Quick question for the debaters: Where do multiclassing exp penalties appear in this discourse? Are they generally houseruled away, or do dippers suffer for their single cleric level?
I ask because, as far as I can tell, dips mechanically take care of themselves in that the player levels more slowly, reflecting their methodical education.
An example: Fistbeard spent some time looking for the ancient treant monks, while Thag the barbarian spent that time killing orcs with his axe, ergo Fistbeard has a more complicated build, and Thag is a higher level character. Everyone wins?
It's been a looooong time since I've played in a game where the DM enforced multiclassing penalties.
The general consensus is that they're superfluous and drag the game down. They also unbalance the group dynamics by having different players at different levels, forcing the DM to use an additional metric of utility to measure his balance of encounters.
If we are going to judge a power gamer, we need to judge them based what we all agree is a tier one class. If the tier one is blowing everything up and runing other folks fun, then that needs to be addressed through two methods...
the others start power gaming to increase their hero quota, or the wizard gets knocked down a level SOME how, usually through monster immunities and other clever things like anti-magic fields.
Level Two : If everyone is level 3 and you have someone trying to be level one through muchkiness
This is solved through roleplay, and forcing them to make the effort while playing, if a PRC requires an experiment to train then, to not let that expert ever show up in rp, force them through another path.
Level three: Everyone is one through three, and you end up with someone being tier 5.....being it they made a bad character or they are a bad player.
Retraining feats did wonders as a tool for a DM
Level 4: This level is where i think this argument lays in .... can everyone that is tier three, survive if someone becomes high tier 3 instead of staying as a low tier 3.
Yes, if someone is multi-classing, and prestiging everywhere, they are still level 3 mostly , I don't know many melee PRC's or combos, that are not blatant pun-pun, factoutnum ijustusu abuses, that unbalance the game.
Roleplay can be the best storytelling possible, but I will keep coming up with this.... D&D IS A CRUNCH GAME, we roleplay to give those dice meaning. Otherwise let us be honest with each other, we are roleplaying accountants that have fooled ourselves that moving a number from one point to another, is fun because we say we are saving the princess.

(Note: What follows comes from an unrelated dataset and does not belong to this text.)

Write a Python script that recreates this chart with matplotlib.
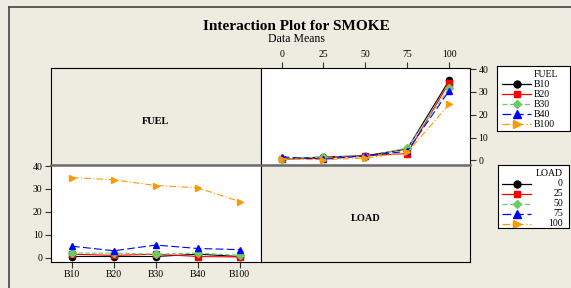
import matplotlib
matplotlib.use("Agg")
import matplotlib.pyplot as plt
from matplotlib.lines import Line2D

# cell means of SMOKE
fuels = ['B10', 'B20', 'B30', 'B40', 'B100']
loads = [0, 25, 50, 75, 100]
smoke_B10 = [0.5, 1.5, 2.0, 5.0, 35.0]
smoke_B20 = [0.5, 1.0, 2.0, 3.0, 34.0]
smoke_B30 = [0.5, 1.5, 1.5, 5.5, 31.5]
smoke_B40 = [1.5, 0.5, 2.0, 4.0, 30.5]
smoke_B100 = [0.5, 0.3, 1.0, 3.5, 24.5]
by_fuel = [smoke_B10, smoke_B20, smoke_B30, smoke_B40, smoke_B100]
by_load = [list(col) for col in zip(*by_fuel)]

colors = ['black', 'red', '#66CC66', 'blue', '#FF9900']
styles = ['-', '-', (0, (4, 2)), (0, (7, 3)), (0, (6, 2, 1, 2))]
markers = ['o', 's', 'D', '^', '>']
msizes = [4.5, 4.5, 4, 5, 5]

bg = '#EEEBE0'
serif = 'Liberation Serif'
plt.rcParams['font.family'] = serif

W, H = 571, 288
fig = plt.figure(figsize=(W / 100, H / 100), dpi=100)
fig.patch.set_facecolor(bg)

def fx(px):
    return px / W

def fy(py):
    return 1 - py / H

x0, xm, x1 = 51, 260.7, 470
y0, ym, y1 = 67.7, 164.7, 262

def add(xa, ya, xb, yb):
    return fig.add_axes([fx(xa), fy(yb), fx(xb) - fx(xa), fy(ya) - fy(yb)])

ax_tl = add(x0, y0, xm, ym)
ax_tr = add(xm, y0, x1, ym)
ax_bl = add(x0, ym, xm, y1)
ax_br = add(xm, ym, x1, y1)

for ax in (ax_tl, ax_br):
    ax.set_facecolor(bg)
    ax.set_xticks([])
    ax.set_yticks([])
ax_tl.text(0.5, 0.45, 'FUEL', transform=ax_tl.transAxes, ha='center', va='center',
           fontsize=7.5, fontweight='bold')
ax_br.text(0.5, 0.45, 'LOAD', transform=ax_br.transAxes, ha='center', va='center',
           fontsize=7.5, fontweight='bold')

# SMOKE vs LOAD, one line per fuel
for i, f in enumerate(fuels):
    ax_tr.plot(loads, by_fuel[i], color=colors[i], linestyle=styles[i], lw=0.8,
               marker=markers[i], ms=msizes[i], mec=colors[i])
ax_tr.set_xlim(-12.5, 112.5)
ax_tr.set_ylim(-1.9, 40.6)
ax_tr.set_xticks(loads)
ax_tr.set_yticks([0, 10, 20, 30, 40])
ax_tr.xaxis.tick_top()
ax_tr.yaxis.tick_right()

# SMOKE vs FUEL, one line per load
xf = list(range(len(fuels)))
for j, l in enumerate(loads):
    ax_bl.plot(xf, by_load[j], color=colors[j], linestyle=styles[j], lw=0.8,
               marker=markers[j], ms=msizes[j], mec=colors[j])
ax_bl.set_xlim(-0.5, 4.5)
ax_bl.set_ylim(-1.9, 40.6)
ax_bl.set_xticks(xf)
ax_bl.set_xticklabels(fuels)
ax_bl.set_yticks([0, 10, 20, 30, 40])

for ax in (ax_tr, ax_bl):
    ax.set_facecolor('white')
    ax.tick_params(labelsize=7, length=4, width=0.8, pad=2, color='#333333')

for ax in (ax_tl, ax_tr, ax_bl, ax_br):
    for s in ax.spines.values():
        s.set_linewidth(0.8)
        s.set_color('black')

# grey divider between the rows
fig.add_artist(Line2D([fx(x0), fx(x1)], [fy(ym), fy(ym)], color='#6E6E6E', lw=1.8))

# outer frame (left and top edges)
fig.add_artist(Line2D([fx(9), fx(9)], [fy(7), 0], color='#444444', lw=1.2))
fig.add_artist(Line2D([fx(9), 1], [fy(7), fy(7)], color='#444444', lw=1.2))

fig.text(fx(296), fy(27), 'Interaction Plot for SMOKE', ha='center', va='center',
         fontsize=11, fontweight='bold')
fig.text(fx(296), fy(39), 'Data Means', ha='center', va='center', fontsize=8.5)

# legends drawn in their own boxes
def legend_box(xa, ya, xb, yb, title, labels, right):
    lg = add(xa, ya, xb, yb)
    lg.set_facecolor('white')
    lg.set_xlim(xa, xb)
    lg.set_ylim(yb, ya)
    lg.set_xticks([])
    lg.set_yticks([])
    for s in lg.spines.values():
        s.set_linewidth(0.8)
    ty = ya + 9
    if right:
        lg.text(563, ty, title, ha='right', va='center', fontsize=7)
    else:
        lg.text(534, ty, title, ha='left', va='center', fontsize=7)
    for k, lab in enumerate(labels):
        yy = ya + 18.5 + k * 10
        lg.plot([502, 531], [yy, yy], color=colors[k], linestyle=styles[k], lw=0.9)
        lg.plot([516.5], [yy], color=colors[k], marker=markers[k], ms=msizes[k] + 0.5)
        if right:
            lg.text(563, yy, lab, ha='right', va='center', fontsize=7)
        else:
            lg.text(534, yy, lab, ha='left', va='center', fontsize=7)

legend_box(497, 65.7, 570, 131, 'FUEL', fuels, False)
legend_box(498, 165, 569, 228, 'LOAD', [str(v) for v in loads], True)

fig.savefig('out.png', dpi=100, facecolor=bg)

Since barbarians are merely those people from a different culture than one's own, cannot anyone be a barbarian?
Sidenote: Barbarians can't speak Greek, if we're using the original definition.
Anyway, I'd just like to add to the conversation: I think part of the reason that people dislike dipping stems from an idea that someone who has taken 8 levels in fighter should be stronger than someone who has taken 7 levels in fighter and 1 in barbarian for Pounce. Neither build is a real powerhouse, but because of the way the game works, and the job that a fighter does, the Fighter 7/Barbarian 1 is, considering equal optimization outside of class choice, probably a stronger build. And there are huge amounts of RP that can be done with this: a tribal hunter who was captured by your local city and then enlisted into the militia? Could easily be Barbarian 1/Fighter 7.
It would be awesome to see 20 level base classes that were like the Druid or Warblade, and worth taking all the way to 20th, but that just doesn't happen very often. It can be purely mechanical, ala the Beguiler, who gains a huge advantage by taking a dipped level so that Advanced Learning grants new spells of the spell level you just learned, as opposed to getting a level 2 spell right before you would be getting level 3 spells.
In some cases, I would even encourage dipping. The best example of this is Monk. If I want to be a badass who punches people so hard their skulls are severed from their spines, should I be a Monk 20? Definitely not. Builds that actually punch people's heads off will have 2 or maybe 6 levels in Monk, then move into classes with a better chassis and useful things to do in combat other than run around and provoke attacks of opportunity. In this case, my idea won't be impossible with a straight Monk build, but it probably won't be performing like I want it to, even in a 'normal' game where your Wizard is known to throw a few fireballs and your cleric actually prepares healing spells. (As opposed to your Wizard being a hyperoptimized paranoid semi-diety who spends half his spell slots every week figuring out what to prepare using Contact Other Plane, and your Cleric buffing himself and then being more effective than you as a secondary melee, which is what people think of when they hear the word optimized.)
I'm just gonna leave this here, as a last point. It's an important thing to remember in discussions like this. This was originally posted on the WotC boards (6?) years ago, and it's an excellent point.
tl;dr? Basically, anyone who argues that weaker characters make for stronger roleplaying has a flawed assumption somewhere. Optimization and Roleplay aren't mutually exclusive, and shouldn't be treated as such.